According that example, RDF allows you to deduce:
># that there exists a resource of type "http://example.org/foofoo/Person" someplace, with properties "http://example.org/foofoo/name" and "http://example.org/foofoo/age" with those values
># that additional properties can be added without impacting the meaning of the former interpretation,
># various other possible syntactic additions or modifications which can be used to extend the current semantics in a backwards compatible way, if desired.

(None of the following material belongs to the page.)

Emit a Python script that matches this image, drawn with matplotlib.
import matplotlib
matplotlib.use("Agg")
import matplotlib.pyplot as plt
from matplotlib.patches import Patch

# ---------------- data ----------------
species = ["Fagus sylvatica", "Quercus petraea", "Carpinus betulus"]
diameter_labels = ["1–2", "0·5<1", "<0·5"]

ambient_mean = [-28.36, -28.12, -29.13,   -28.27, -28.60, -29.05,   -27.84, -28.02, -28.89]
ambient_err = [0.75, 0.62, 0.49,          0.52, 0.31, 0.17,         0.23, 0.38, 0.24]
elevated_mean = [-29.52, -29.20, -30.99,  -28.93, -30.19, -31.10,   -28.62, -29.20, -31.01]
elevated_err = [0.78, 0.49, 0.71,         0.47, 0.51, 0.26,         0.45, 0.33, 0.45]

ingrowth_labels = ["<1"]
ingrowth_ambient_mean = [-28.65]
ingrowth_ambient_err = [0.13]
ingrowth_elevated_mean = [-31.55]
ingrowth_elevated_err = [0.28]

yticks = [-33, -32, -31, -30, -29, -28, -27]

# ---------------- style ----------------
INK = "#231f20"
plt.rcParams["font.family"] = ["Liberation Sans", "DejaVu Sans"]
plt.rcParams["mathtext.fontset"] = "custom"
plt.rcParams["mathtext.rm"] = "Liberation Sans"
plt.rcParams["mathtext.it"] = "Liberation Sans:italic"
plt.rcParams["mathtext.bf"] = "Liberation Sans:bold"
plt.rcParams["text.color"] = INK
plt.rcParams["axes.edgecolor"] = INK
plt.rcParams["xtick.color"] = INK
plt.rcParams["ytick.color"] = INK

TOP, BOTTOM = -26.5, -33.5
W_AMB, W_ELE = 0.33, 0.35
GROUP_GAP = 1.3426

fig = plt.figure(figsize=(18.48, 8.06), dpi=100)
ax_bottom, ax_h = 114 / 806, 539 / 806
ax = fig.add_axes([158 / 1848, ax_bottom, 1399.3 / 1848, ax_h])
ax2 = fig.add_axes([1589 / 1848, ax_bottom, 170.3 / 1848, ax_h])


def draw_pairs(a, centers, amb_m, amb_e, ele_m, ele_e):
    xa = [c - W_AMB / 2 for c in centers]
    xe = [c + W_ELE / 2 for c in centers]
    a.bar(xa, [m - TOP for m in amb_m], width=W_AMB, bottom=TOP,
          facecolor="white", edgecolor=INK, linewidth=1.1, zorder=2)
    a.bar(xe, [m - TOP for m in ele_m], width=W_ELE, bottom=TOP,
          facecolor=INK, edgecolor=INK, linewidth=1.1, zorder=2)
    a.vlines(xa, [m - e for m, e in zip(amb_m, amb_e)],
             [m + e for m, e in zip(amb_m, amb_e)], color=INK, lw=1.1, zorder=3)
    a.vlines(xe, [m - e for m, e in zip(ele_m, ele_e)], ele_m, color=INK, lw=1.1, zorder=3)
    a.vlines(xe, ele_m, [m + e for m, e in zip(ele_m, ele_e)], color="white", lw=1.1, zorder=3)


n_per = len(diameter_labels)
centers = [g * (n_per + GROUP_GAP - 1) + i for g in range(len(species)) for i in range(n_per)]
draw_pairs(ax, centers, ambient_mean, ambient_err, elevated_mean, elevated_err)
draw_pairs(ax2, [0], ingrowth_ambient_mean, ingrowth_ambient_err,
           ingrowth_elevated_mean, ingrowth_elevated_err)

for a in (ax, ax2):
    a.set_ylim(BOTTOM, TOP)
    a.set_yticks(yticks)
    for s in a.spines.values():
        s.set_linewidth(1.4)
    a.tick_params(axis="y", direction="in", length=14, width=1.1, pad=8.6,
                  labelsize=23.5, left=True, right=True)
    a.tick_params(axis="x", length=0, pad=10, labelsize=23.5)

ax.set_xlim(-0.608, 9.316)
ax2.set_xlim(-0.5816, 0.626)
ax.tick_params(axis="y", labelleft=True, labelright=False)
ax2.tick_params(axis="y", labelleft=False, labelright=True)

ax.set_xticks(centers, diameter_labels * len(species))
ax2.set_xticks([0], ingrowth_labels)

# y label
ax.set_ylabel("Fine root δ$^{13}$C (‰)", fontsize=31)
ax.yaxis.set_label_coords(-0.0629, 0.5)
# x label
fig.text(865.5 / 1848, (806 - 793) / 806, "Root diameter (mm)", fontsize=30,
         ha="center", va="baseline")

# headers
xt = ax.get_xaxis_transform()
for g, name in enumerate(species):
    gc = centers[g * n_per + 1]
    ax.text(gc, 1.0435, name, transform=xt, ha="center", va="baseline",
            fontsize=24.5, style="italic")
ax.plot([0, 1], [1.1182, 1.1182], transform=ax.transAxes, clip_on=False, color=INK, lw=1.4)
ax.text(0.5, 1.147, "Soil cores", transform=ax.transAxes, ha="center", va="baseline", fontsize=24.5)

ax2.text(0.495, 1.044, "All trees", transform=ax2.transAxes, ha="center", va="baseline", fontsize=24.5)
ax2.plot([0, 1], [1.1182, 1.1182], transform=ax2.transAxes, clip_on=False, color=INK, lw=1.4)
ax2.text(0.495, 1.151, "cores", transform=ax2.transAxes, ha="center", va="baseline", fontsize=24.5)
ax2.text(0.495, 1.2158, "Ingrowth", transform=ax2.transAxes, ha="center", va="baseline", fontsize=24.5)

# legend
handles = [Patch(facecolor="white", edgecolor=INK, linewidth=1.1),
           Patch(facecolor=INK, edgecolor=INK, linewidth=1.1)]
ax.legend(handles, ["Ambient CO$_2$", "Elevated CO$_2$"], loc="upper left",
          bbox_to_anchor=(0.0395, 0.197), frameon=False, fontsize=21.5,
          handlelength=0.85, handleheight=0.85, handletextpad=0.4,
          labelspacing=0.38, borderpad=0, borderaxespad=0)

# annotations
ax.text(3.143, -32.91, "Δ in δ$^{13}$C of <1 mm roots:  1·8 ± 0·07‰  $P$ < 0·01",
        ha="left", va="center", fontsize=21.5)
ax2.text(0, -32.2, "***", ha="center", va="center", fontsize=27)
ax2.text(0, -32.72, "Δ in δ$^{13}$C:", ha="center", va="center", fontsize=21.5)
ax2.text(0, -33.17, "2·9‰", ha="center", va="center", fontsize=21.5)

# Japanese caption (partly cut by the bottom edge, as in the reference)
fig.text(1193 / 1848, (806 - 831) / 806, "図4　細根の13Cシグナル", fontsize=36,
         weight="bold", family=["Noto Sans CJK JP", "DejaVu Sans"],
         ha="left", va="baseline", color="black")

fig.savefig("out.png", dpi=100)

I'd agree that these are highly desirable properties, which is why pretty well all of my XML applications in the last five years have used XMI, despite it's verbosity. Assuming you apply XMI encoding rules live dynamically from your metamodel rather than using XMI to generate a schema by which you validate, XMI supports both adding properties, implies a type from the container element name, allows syntactic variations, is tolerant of re-ordering and different graph serialisation mechanics.

In fact, in XMI version 2 the 'container.' part on property element names is dropped  and much of the verbosity is reduced, so the example XML fragment is also valid XMI, with almost the same semantics:
# that there exists an OBJECT of type "http://example.org/foofoo/Person" someplace, with properties "name" and "age" with those values.
(other semantics unchanged)

Can RDF/XML be used for 'evolution' rather than addition of properties, so that something that was a real in an early version of a model is replaced in later version to (an encoded representation of the properties of) a function that returns a real? Is allowing first class properties a killer feature? Are the UML team shooting themselves in the foot by specifying XMI 2 as a production of a WXS schema from the metamodel rather than as a metamodel driven encoding mechanism?